Born in Maine in 1840, tinkering came naturally to Maxim. While still a teenager, he literally built the better mousetrap – his automatically reset and rid local mills of rodents. At 26, he patented a curling iron, the first of 270 more patents to come. Then, Maxim became chief engineer of the United States Electric Lighting Co. in New York, where he introduced longer-lasting carbon filaments for electric light bulbs.
But he wanted fame and fortune – particularly fortune. He went to Europe in an effort to seek wealth by developing peacetime inventions like he had in the United States.
“In 1882 I was in Vienna, where I met an American whom I had known in the States,” Maxim wrote in his memoir. “He said: ‘Hang your chemistry and electricity! If you want to make a pile of money, invent something that will enable these Europeans to cut each others’ throats with greater facility.'”
Sound advice: In 1884, he harnessed the recoil of a bullet with a spring-loaded bolt mechanism and feeding device that fed ammunition into the gun on a cloth belt. The Gatling or Nordenfelt rapid-firing guns of the time were hand-cranked, gravity-fed weapons with multiple barrels prone to jamming.
Maxim also invented a cleaner burning, smokeless powder that he called cordite, which fouled a weapon much less than the black powder of the era. The combination of mechanized automatic fire and cleaner ammunition was revolutionary. By 1889, the British army adopted the Maxim gun; a year later, the armies of Austria, Germany, Italy and Russia all had Maxims.
The quintessential incarnation of the Maxim gun came when the inventor partnered with the British Vickers Co. The result was a water-cooled, tripod-mounted machine gun in .303 caliber, fed by ammunition on a 250-round belt.
It came just in time for World War I. However, many generals and military planners doubted the effectiveness of the Maxim gun as well as similar machine guns against troops of Western European powers.
They still preached the bayonet charge. As one infantry manual said, “The spirit of the bayonet must be inculcated into all ranks, so that they go forward with aggressive determination and confidence of superiority born of continued practice, without which a bayonet charge will not be effective.”

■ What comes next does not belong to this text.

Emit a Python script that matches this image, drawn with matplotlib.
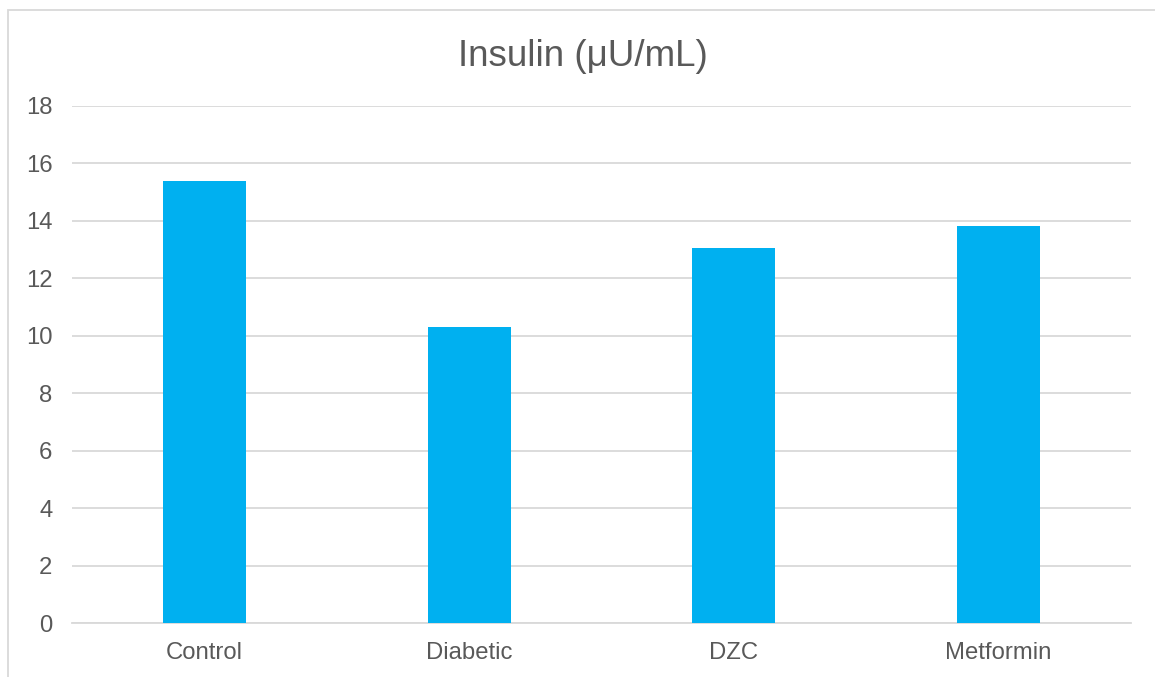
import matplotlib
matplotlib.use("Agg")
import matplotlib.pyplot as plt
from matplotlib.patches import Rectangle

categories = ["Control", "Diabetic", "DZC", "Metformin"]
values = [15.4, 10.3, 13.05, 13.82]
yticks = [0, 2, 4, 6, 8, 10, 12, 14, 16, 18]
title = "Insulin (μU/mL)"

W, H = 1155, 677
plt.rcParams['font.family'] = ['Liberation Sans', 'DejaVu Sans']
fig = plt.figure(figsize=(W / 100, H / 100), dpi=100)
fig.patch.set_facecolor("white")

# outer chart border
fig.patches.append(Rectangle((8 / W, -0.05), 1.2, 1 - 10 / H + 0.05,
                             transform=fig.transFigure, fill=False,
                             edgecolor="#D9D9D9", linewidth=1.3))

ax = fig.add_axes([72 / W, (H - 623) / H, (1131 - 72) / W, (623 - 106) / H])
x = list(range(len(categories)))
ax.bar(x, values, width=0.313, color="#00B0F0", zorder=3)
ax.set_xlim(-0.5, len(categories) - 0.5)
ax.set_ylim(0, 18)
ax.set_yticks(yticks)
ax.set_yticklabels([str(t) for t in yticks])
ax.set_xticks(x)
ax.set_xticklabels(categories)
ax.grid(axis="y", color="#D9D9D9", linewidth=1.3, zorder=0)
for s in ["top", "right", "left"]:
    ax.spines[s].set_visible(False)
ax.spines["bottom"].set_color("#D9D9D9")
ax.spines["bottom"].set_linewidth(1.3)
ax.tick_params(axis="both", length=0, labelsize=17.2, colors="#595959")
ax.tick_params(axis="y", pad=14)
ax.tick_params(axis="x", pad=14)
fig.text(583 / W, 1 - 56 / H, title, ha="center", va="center",
         fontsize=26.5, color="#595959")

fig.savefig("out.png", dpi=100)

Not even the evidence of the Russo-Japanese War (1904-1906) with its long sieges and trench warfare – an eerie predictor of The Great War’s horrors to come – could persuade military observers of the Maxim gun’s lethality on the modern battlefield.
“The observers watched Russian and Japanese being mowed down in swathes by machine-gun fire and returned home to write: The machine gun is a vastly overrated weapon; it appears highly doubtful that it would be effective against trained European soldiery,” James L. Stokesbury drily comments in A Short History of World War I. “Apparently, they did not consider Japanese, or even Russians, to be in that supposedly elite category.”
The reality on the Western Front was something quite different. Some called The Great War “the machine gun war” – although artillery fire often caused the bulk of the casualties, soldiers vividly recounted watching their comrades drop like flies as machine guns traversed their ranks while firing.
In just one day during the Battle of the Somme – July 1, 1916 – the British saw 21,000 men slaughtered. The great majority of the casualties were killed by Spandau machine guns, the German version of the Maxim.
Maxim – wealthy, famous, and knighted by the queen – died on November 24, 1916, in London, his home after he became a naturalized British subject. A few weeks before, the Battle of the Somme had ended. The result was more than a million casualties.